Posted by jonathanfryer on Wednesday, 12th November, 2008

the-bolter  Naughty people are so much more interesting than goody-goodies. And few well-bred ladies in the 20th Century were quite as naughty as Idina Sackville, five times married and five times divorced, painted by Sir William Orpen, part fictionalised by Nancy Mitford and Michael Arlen and now immortalised by her great-grand-daughter, Frances Osborne, in her book The Bolter (Virago, £18.99). Frances Osborne — who is the daughter of the former Conservative government Minister, Lord (David) Howell, and the wife of the Shadow Chancellor, George Osborne – was the guest speaker at the Biographers’ Club lunch at Shepherd’s Restaurant in Westminster today. She gave a fascinating talk about how she became engrossed in her errant forebear, who walked out on her handsome, sweet and super-rich husband Euan Wallace and their two little boys, to go to live in Kenya, settling in Happy Valley, the land of White Mischief, where she consolidated her reputation as a great seductress.

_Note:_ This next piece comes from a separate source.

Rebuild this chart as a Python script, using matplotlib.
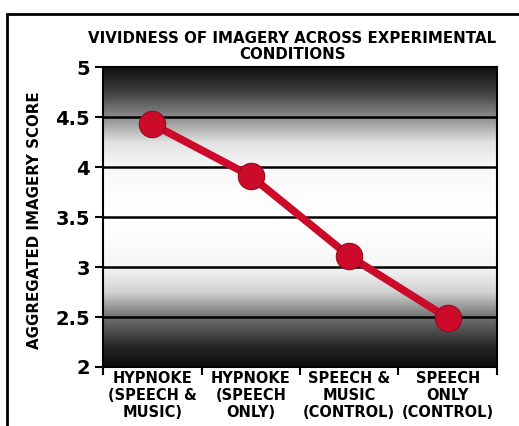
import numpy as np
import matplotlib.pyplot as plt
from matplotlib.patches import Rectangle

## chart data
conditions = ['HYPNOKE\n(SPEECH &\nMUSIC)', 'HYPNOKE\n(SPEECH\nONLY)',
              'SPEECH &\nMUSIC\n(CONTROL)', 'SPEECH\nONLY\n(CONTROL)']
scores = [4.43, 3.91, 3.11, 2.49]
yticks = [2, 2.5, 3, 3.5, 4, 4.5, 5]
yticklabels = ['2', '2.5', '3', '3.5', '4', '4.5', '5']

plt.rcParams['font.family'] = ['DejaVu Sans']
plt.rcParams['font.weight'] = 'bold'

fig = plt.figure(figsize=(5.19, 4.26), dpi=100)
ax = fig.add_axes([0.1985, 0.1385, 0.759, 0.704])

## outer frame
fig.patches.append(Rectangle((7 / 519, -0.1), 1.1, 0.1 + (426 - 14) / 426,
                             transform=fig.transFigure, fill=False,
                             edgecolor='black', linewidth=2))

## background gradient: dark at top/bottom, white in middle
gy = np.linspace(2, 5, 300)
gv = np.interp(gy, [2.0, 2.2, 2.5, 2.75, 3.0, 3.5, 4.0, 4.25, 4.5, 4.75, 5.0],
               [0.05, 0.15, 0.45, 0.82, 0.96, 1.0, 0.97, 0.88, 0.55, 0.25, 0.06])
ax.imshow(gv[:, None], cmap='gray', vmin=0, vmax=1, aspect='auto',
          extent=[0, 4, 2, 5], origin='lower', zorder=0)

for yv in yticks[1:-1]:
    ax.axhline(yv, color='black', linewidth=1.8, zorder=1)

xs = np.arange(len(scores)) + 0.5
ax.plot(xs, scores, color='#cc0a2a', linewidth=5.5, marker='o', markersize=19,
        markerfacecolor='#cc0a2a', markeredgecolor='#9a0820', markeredgewidth=0.8,
        zorder=3)

ax.set_xlim(0, 4)
ax.set_ylim(2, 5)
ax.set_yticks(yticks)
ax.set_yticklabels(yticklabels, fontsize=14, fontweight='bold')
ax.set_xticks(range(5))
ax.set_xticklabels([])
ax.set_xticks(xs, minor=True)
ax.set_xticklabels(conditions, minor=True, fontsize=10.5, fontweight='bold',
                   linespacing=1.15)
ax.tick_params(axis='x', which='minor', length=0, pad=3)
ax.tick_params(axis='both', which='major', direction='out', length=6,
               width=1.5, color='black')
for s in ax.spines.values():
    s.set_linewidth(1.5)

ax.set_ylabel('AGGREGATED IMAGERY SCORE', fontsize=10.8, fontweight='bold')
ax.yaxis.set_label_coords(-0.155, 0.49)
ax.set_title('VIVIDNESS OF IMAGERY ACROSS EXPERIMENTAL\nCONDITIONS',
             fontsize=10.8, fontweight='bold', pad=6, linespacing=1.05, x=0.48)

fig.savefig('out.png', dpi=100)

The book is a compulsive read, but the story of its gestation is gripping too. Originally conceived as a novel, it turned into a family memoir, as Frances Osborne probed deeper into her great-grandmother’s hidden past. The author stumbled on her connection to the subject by accident when she was 13, reading an article in a newspaper about Idina Sackville’s scandals. When she brought this to her parents’ attention, David Howell laughingly said that now her mother would now have to tell her the family secret. It was not easy. As Frances Osborne commented at the lunch, ‘Mother was not brought up to go round saying her grandmother was a nymphomaniac.’ Thanks to several caches of diaries, letters and other primary sources, a wonderfully rounded tale was weaved together. But now the book is launched and selling well, Frances Osborne will proceed with her thwarted original intention of writing an historical novel.